Sometimes you don't know the amount that you are lending. If you don't know you can leave it as the default answer; "as lent from time to time". This gives you some wiggle room.
If you do know but are paying it in instalments, then put it all in as one figure.
Otherwise, just put in the total figure. Remember to put in the dollar sign.
Sometimes you might not want to set a specific date in the agreement. You can leave it as the default answer; "payable on demand as demanded by the Lender". This gives you some wiggle room.
If you want it all paid back on the one date, just enter that date in.
Word it how you like. For example
1) "Payable in instalments of 10% per calendar month"

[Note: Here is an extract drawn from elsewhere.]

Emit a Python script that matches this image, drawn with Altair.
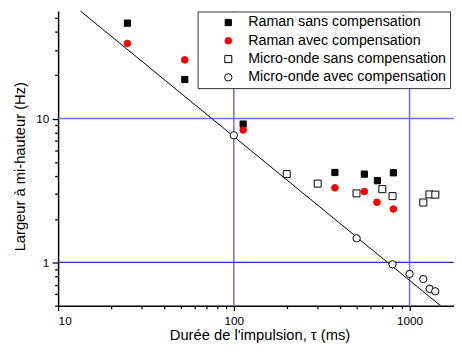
import altair as alt
import pandas as pd

# ---- data ----
series_names = ["Raman sans compensation", "Raman avec compensation",
                "Micro-onde sans compensation", "Micro-onde avec compensation"]

rs_tau = [24.8, 52.6, 113, 376, 553, 656, 809]
rs_w = [46.1, 18.7, 9.16, 4.22, 4.11, 3.70, 4.20]

ra_tau = [24.8, 52.6, 113, 376, 553, 652, 809]
ra_w = [33.3, 25.6, 8.33, 3.30, 3.11, 2.62, 2.35]

ms_tau = [200, 300, 499, 700, 800, 1197, 1297, 1402]
ms_w = [4.11, 3.53, 3.02, 3.23, 2.89, 2.61, 2.97, 2.96]

ma_tau = [100, 500, 800, 1000, 1197, 1300, 1400]
ma_w = [7.66, 1.47, 0.97, 0.832, 0.766, 0.655, 0.63]

line_tau = [10, 1790]
line_w = [75, 0.419]

grid_tau = [100, 1000]
grid_w_light = [10]
grid_w_dark = [1]

x_ticks = [10, 20, 30, 40, 50, 60, 70, 80, 90, 100, 200, 300, 400, 500, 600, 700, 800, 900, 1000]
y_ticks = [0.5, 0.6, 0.7, 0.8, 0.9, 1, 2, 3, 4, 5, 6, 7, 8, 9, 10, 20, 30, 40, 50]

shapes = ["square", "circle", "square", "circle"]
fills = ["black", "red", "white", "white"]
strokes = ["black", "red", "black", "black"]
sizes = [40, 56, 36, 44]

# ---- tables ----
rows = []
for name, t, w in zip(series_names, [rs_tau, ra_tau, ms_tau, ma_tau], [rs_w, ra_w, ms_w, ma_w]):
    for a, b in zip(t, w):
        rows.append({"tau": a, "w": b, "serie": name})
pts = pd.DataFrame(rows)
line_df = pd.DataFrame({"tau": line_tau, "w": line_w})
vgrid = pd.DataFrame({"tau": grid_tau})
hgrid_l = pd.DataFrame({"w": grid_w_light})
hgrid_d = pd.DataFrame({"w": grid_w_dark})

FONT = "Liberation Sans"
XDOM = [10, 1790]
YDOM = [0.5, 56]

major = "abs(log(datum.value)/LN10 - round(log(datum.value)/LN10)) < 0.001"

xscale = alt.Scale(type="log", domain=XDOM, nice=False)
yscale = alt.Scale(type="log", domain=YDOM, nice=False)

xaxis = alt.Axis(values=x_ticks, title="Durée de l'impulsion, τ (ms)",
                 labelExpr="(" + major + ") ? format(datum.value, 'd') : ''",
                 tickSize={"condition": {"test": major, "value": 5}, "value": 3},
                 labelPadding=5.5, labelOverlap=False,
                 titleX=205, titleY=29, titleBaseline="middle", titleAlign="center")
yaxis = alt.Axis(values=y_ticks, title="Largeur à mi-hauteur (Hz)",
                 labelExpr="(" + major + ") ? format(datum.value, 'd') : ''",
                 tickSize={"condition": {"test": major, "value": 6}, "value": 3.5},
                 labelPadding=3.5, labelOverlap=False,
                 titleX=-39, titleY=158, titleAngle=270, titleBaseline="middle",
                 titleAlign="center")

base_x = alt.X("tau:Q", scale=xscale, axis=xaxis)
base_y = alt.Y("w:Q", scale=yscale, axis=yaxis)

vrules = alt.Chart(vgrid).mark_rule(color="#6b6bff", strokeWidth=1.5).encode(
    x=alt.X("tau:Q", scale=xscale))
hrule_l = alt.Chart(hgrid_l).mark_rule(color="#7070ff", strokeWidth=1.5).encode(
    y=alt.Y("w:Q", scale=yscale))
hrule_d = alt.Chart(hgrid_d).mark_rule(color="#2a2ad8", strokeWidth=1.2).encode(
    y=alt.Y("w:Q", scale=yscale))

fit = alt.Chart(line_df).mark_line(color="black", strokeWidth=1, clip=True).encode(
    x=alt.X("tau:Q", scale=xscale), y=alt.Y("w:Q", scale=yscale))

leg = alt.Legend(title=None, symbolOffset=20, labelOffset=13, labelLimit=400)

points = alt.Chart(pts).mark_point(filled=False, strokeWidth=1, opacity=1).encode(
    x=base_x,
    y=base_y,
    shape=alt.Shape("serie:N", scale=alt.Scale(domain=series_names, range=shapes), legend=leg),
    fill=alt.Fill("serie:N", scale=alt.Scale(domain=series_names, range=fills), legend=leg),
    stroke=alt.Stroke("serie:N", scale=alt.Scale(domain=series_names, range=strokes), legend=leg),
    size=alt.Size("serie:N", scale=alt.Scale(domain=series_names, range=sizes), legend=leg),
)

chart = alt.layer(vrules, hrule_l, hrule_d, fit, points).properties(
    width=403, height=300,
    autosize=alt.AutoSizeParams(type="none"),
    padding={"left": 51, "top": 0, "right": 0, "bottom": 40},
).configure_view(strokeWidth=0).configure_axis(
    grid=False, domainColor="black", domainWidth=1.5, tickColor="black", tickWidth=1.3,
    labelFont=FONT, titleFont=FONT, labelFontSize=12, titleFontSize=15,
    titleFontWeight="normal", labelColor="black", titleColor="black",
).configure_legend(
    orient="none", legendX=142, legendY=0.5, padding=4, rowPadding=3.6,
    fillColor="white", strokeColor="#333333", strokeWidth=1,
    labelFont=FONT, labelFontSize=14.5, labelColor="black",
    symbolStrokeWidth=1, labelLimit=400,
)

chart.save("out.html", embed_options={"renderer": "svg", "actions": False})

2) "Half to be paid on 21 September 2018, and the remainder to be paid on 21 September 2019"
3) "$100 to be repaid weekly for 10 weeks starting from 4 July 2018"
There are five ways you can answer this question depending on how you'd like to do it:
1) If you are charging no interest, put the word "Nil"
2) If you aren't sure what the interest rate is yet, leave it as the default, which is "as demanded from the lender from time to time"
3) You can put in a flat rate, for example, "5%" (don't forget to put the % sign in)
4) Keep it variable, for example, "2% above the Commonwealth Bank interest rate".
5) You can also use the inflation rate. You could word it something like "calculated according to the percentage increase in the Consumer Price Index (all groups) for the average of the capital cities of the Commonwealth of Australia (as published from time to time by the Australian Bureau of Statistics or body that takes over that function)".